(HD) - Quando há catástrofes,
naturais ou provocadas, como a de Santa Maria, uma pergunta sempre arranha o
coração das pessoas: por quê? E se os mortos são próximos de nós, essa pergunta
dói ainda mais. Os rapazes e moças que saíram de casa, no sábado, não
tinham encontro marcado com a morte,
mas, sim, com a vida. Era a alegria da vida que os conduzia. Alguns iriam
passar parte da noite com os amigos, com as namoradas e os namorados, outros,
provavelmente, fugiam da solidão. Ainda que estejamos entre estranhos, quando
há alegria, não estamos sós. Podemos
ouvir a sua voz, sorrir com os seus sorrisos, contemplar a beleza de seus
gestos, e acompanhar os acordes musicais. Os que morreram não estavam sós
naquele momento brutal. Como haviam comungado da alegria, até o instante do
fogo, comungaram do susto, do desespero, do fim. Todos os brasileiros rezam, com os familiares, para que os feridos
se recuperem e sobrevivam.
Para além do fato policial, que está
sendo investigado e da necessária ação da justiça contra os culpados, diante
das suspeitas de corrupção e da negligência dolosa que levaram ao incêndio, há
que se meditar o crescente desprezo pela vida em nosso tempo.
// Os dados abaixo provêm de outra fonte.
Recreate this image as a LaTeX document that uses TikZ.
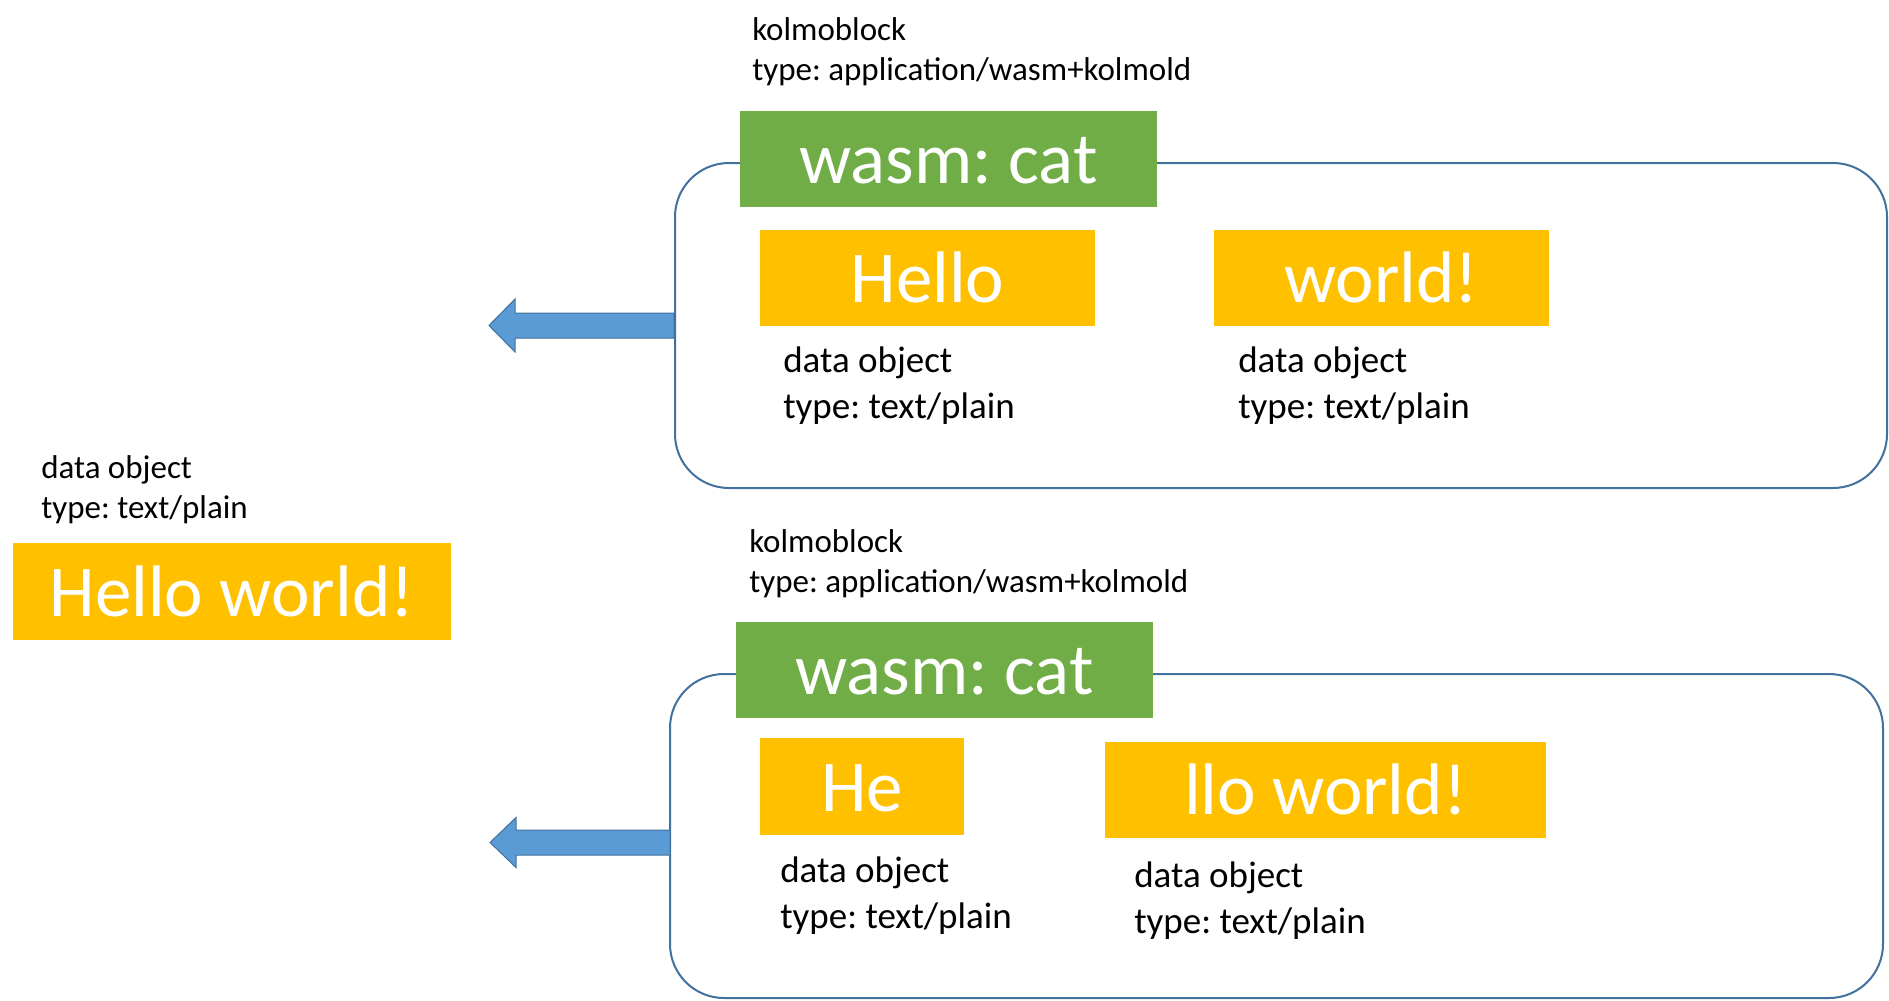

Esse desprezo
pela vida é proporcional ao totalitarismo que o capital exerce sobre a
sociedade mundial contemporânea. Há quase cem anos que – na mesma intensidade
em que esse totalitarismo se insinuava e se instalava – alguns intelectuais,
que viviam no centro dessa razão pervertida, ou seja, na Alemanha, o
denunciaram, com aguda percepção.
Eles apontavam a indústria cultural, como o
principal instrumento desse movimento para a dominação do mundo. A cultura, em
sua visão, deixava de ser a espontânea manifestação da inteligência e da
emotividade dos homens, mas se tornava um produto
do capital, com o objetivo maior de servir à ordem de domínio. É assim que, na
visão empresarial de um sobrinho de Freud - o austríaco Edward Bernays, pioneiro do que chamamos merchandising
- todas as pessoas podem ser induzidas a ter o comportamento que lhes ditarmos,
mediante os meios de comunicação.
É assim que hoje temos uma sociedade
globalizada. Casas noturnas existem em todos os lugares do mundo, de Xangai a
Manaus; de Berlim a Santa Maria. Confina-se, em espaço reduzido e rigorosamente
fechado, a alegria que, até há alguns decênios, se reunia em clubes e casas de
baile, de portas e janelas abertas. A
cultura, em seu sentido lato, ou seja, o conjunto de hábitos, crenças e valores,
que antes definiam uma sociedade em particular, passou ao circuito das coisas
administradas pelo capital.
Antes que a emoção arrefeça, e a lógica da ganância volte a prevalecer nesse setor particular da indústria do entretenimento, é preciso que em todas as cidades do Brasil, casas em situação semelhante sejam fechadas.